The investigation began with a comprehensive analysis of OSINT data retrieved from Flashpoint, focusing on Russian vessels and their potential involvement in grain smuggling operations. The platform’s advanced natural language processing capabilities automatically extracted key entities including vessel names, maritime mobile identifiers, geographic locations, and personnel references from the collected posts and forum discussions.

Using the Siren platform’s integrated approach, analysts created a dashboard that aggregated OSINT results and applied topic analysis to identify patterns and subcategories within the intelligence. The system revealed ten specific posts

containing references to theft operations, allowing investigators to filter results and focus on the most relevant intelligence regarding the Matroskoska vessel.
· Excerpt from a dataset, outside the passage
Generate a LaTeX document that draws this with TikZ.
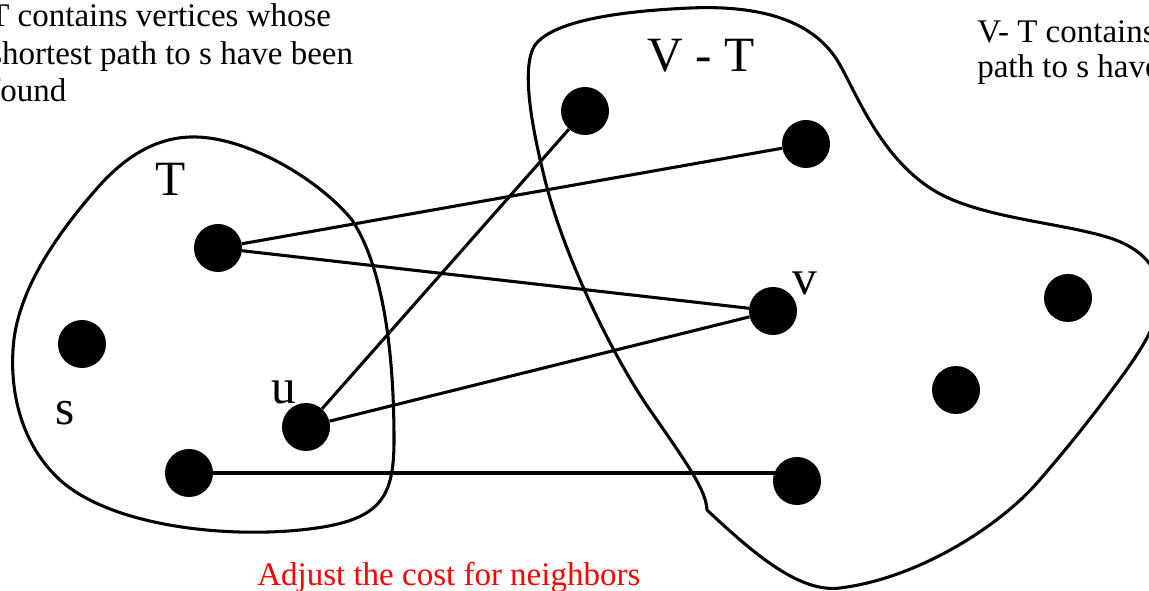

The crucial breakthrough came through the platform’s link analysis functionality, which connected the OSINT intelligence with operational maritime data. This included access to 26 million vessel position records globally, along with comprehensive event data covering loitering patterns, vessel encounters, port activities, and GPS disabling incidents. By dragging the filtered Flashpoint results into the link analysis tool, investigators immediately identified connections between the forum discussions and 35 actual position data points for the Matroskoska.

The investigation was enhanced through geospatial analysis capabilities that enabled time-based tracking of the vessel’s movements. This temporal analysis revealed the complete journey from Sevastopol, where cargo loading allegedly occurred, through the Bosphorus Gulf, and ultimately to the Syrian coast near Latakia.

“We have 26 million positions of vessels around the globe. We have events such as loitering, encounters with other vessels, port and eventually disabling events.”

Results and Metrics

The integrated analysis produced compelling evidence supporting the grain smuggling hypothesis. The investigation documented Matroskoska’s complete route from Ukrainian waters to Syria, identifying several suspicious behavioral patterns that corroborated the OSINT intelligence.

Key findings included two significant GPS disabling events during the voyage, including a nine-hour blackout period that investigators characterized as highly suspicious behavior. The analysis also revealed unauthorized encounters with other vessels, including a freighter of unknown authorization near the departure point and a Syrian vessel called the Tartus Trader near the destination.

The platform successfully connected 35 specific position data points to the original forum discussions, along with two documented port events and multiple encounters that aligned with the smuggling allegations. The geospatial analysis clearly showed the vessel following coastal routes and exhibiting behavior consistent with avoiding detection during sensitive operations.

The investigation culminated in an automated report generated through the platform’s AI-powered reporting system. This comprehensive document included vessel identification details, behavioral analysis, movement patterns, and digital communication monitoring results, providing authorities with actionable intelligence for further investigation.

Conclusions

The integration of Siren’s maritime intelligence platform with Flashpoint’s OSINT capabilities demonstrates the significant value of fusing open-source intelligence with operational tracking data. This case study illustrates how modern analytical platforms can bridge the gap between speculation and evidence-based investigation in maritime security applications.

The successful correlation of forum discussions with actual vessel behavior patterns provides investigators with a powerful methodology for validating OSINT intelligence. The ability to automatically extract relevant identifiers from social media and forum posts, then immediately connect them to comprehensive tracking databases, represents a significant advancement in maritime intelligence analysis.

This approach enables security professionals to move beyond traditional manual correlation methods and leverage automated systems that can process vast amounts of data while maintaining the analytical rigor necessary for law enforcement and regulatory applications. The case demonstrates that with proper integration tools, OSINT data can serve as a valuable intelligence source for identifying and investigating suspicious maritime activities, particularly in complex scenarios involving potential sanctions violations or illegal cargo operations.